UPDATE (Oct 20):
The paper makes a significant contribution to the phylogeny of N1a by full sequencing of mtDNAs belonging to individuals from different populations, ascribing the Neolithic sequences to several identified clades. That part of the paper is solid and interesting.
My main problems with the paper are threefold:
1. The paper attempts to infer the origin of mtDNA founders using TMRCA estimates. But, as I have pointed out, TMRCAs of clades tell us nothing about where the common ancestors lived. The TMRCA of Latin American R1b, for example, predates the arrival of Western Europeans into the Americas by thousands of years.
2. The paper attempts to infer the origin of mtDNA founders using modern populations. Given the clear evidence for discontinuity between the Mesolithic and Neolithic and present in Central Europe, due to either demography or selection, I find it a very questionable proposition. If N1a turns up in dated human remains associated with a Mesolithic culture of Europe prior to the arrival of the Neolithic economy, then the hypothesis that it is a forager lineage is unsubstantiated.
3. Finally, the paper uses the frequency of identified subclades to infer the location of the founders. In addition to the above 2 criticisms, I must point out that this puts the cart before the horse. In a uniform landscape, we do expect present-day frequency to be related to the place of origin of a mutation. But, we are not dealing with such a landscape. In particular, we are dealing with an expanding population exploiting new territory. As an analogy, the few people who made the crossing into the Americas left a few relatives in the Old World, and produced a plethora of new ones (descendants) in the New World. They did so by exploiting their new environment.
An additional objection, is, of course, that the idea of Mesolithic N1a in Europe requires a virtual partition of pre-Neolithic European populations, to account for its non-existence among north/central Mesolithic North/Central Europeans. That is hard to swallow, unless by "Mesolithic" one means "very shortly before the Neolithic", which would make it possible for a lineage to establish itself in e.g., the Balkans shortly prior to the onset of the Neolithic, and begin expanding shortly thereafter. However, I don't see how an argument could be made for such a scenario, and, of course, I doubt that genetic dating methods in modern populations have enough precision to allow one to distinguish between late Mesolithic and early Neolithic intrusions.
BMC Evolutionary Biology 2010, 10:304doi:10.1186/1471-2148-10-304
Mitochondrial haplogroup N1a phylogeography, with implication to the origin of European farmers
Malliya GOUNDER Palanichamy et al.
Tracing the genetic origin of central European farmer N1a lineages can provide a unique opportunity to assess the patterns of the farming technology spread into central Europe in the human prehistory.

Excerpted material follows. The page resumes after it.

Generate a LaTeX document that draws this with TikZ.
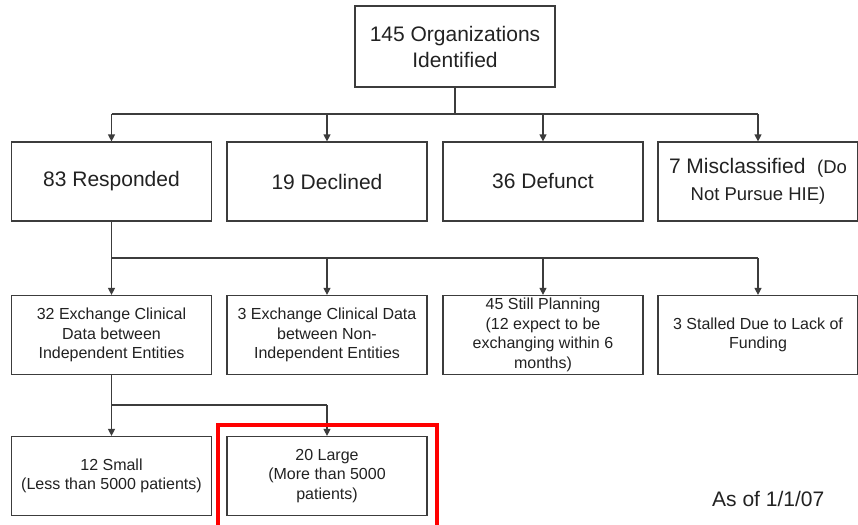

Here, we have chosen twelve N1a samples from modern populations which are most similar with the farmer N1a types and performed the complete mitochondrial DNA genome sequencing analysis. To assess the genetic and phylogeographic relationship, we performed a detailed survey of modern published N1a types from Eurasian and African populations.
The geographic origin and expansion of farmer lineages related N1a subclades have been deduced from combined analysis of 19 complete sequences with 166 N1a haplotypes. The phylogeographic analysis revealed that the central European farmer lineages have originated from different sources: from eastern Europe, local central Europe, and from the Near East via southern Europe.
The results obtained emphasize that the arrival of central European farmer lineages did not occur via a single demic diffusion event from the Near East at the onset of the Neolithic spread of agriculture into Europe. Indeed these results indicate that the Neolithic transition process was more complex in central Europe and possibly the farmer N1a lineages were a result of a 'leapfrog' colonization process.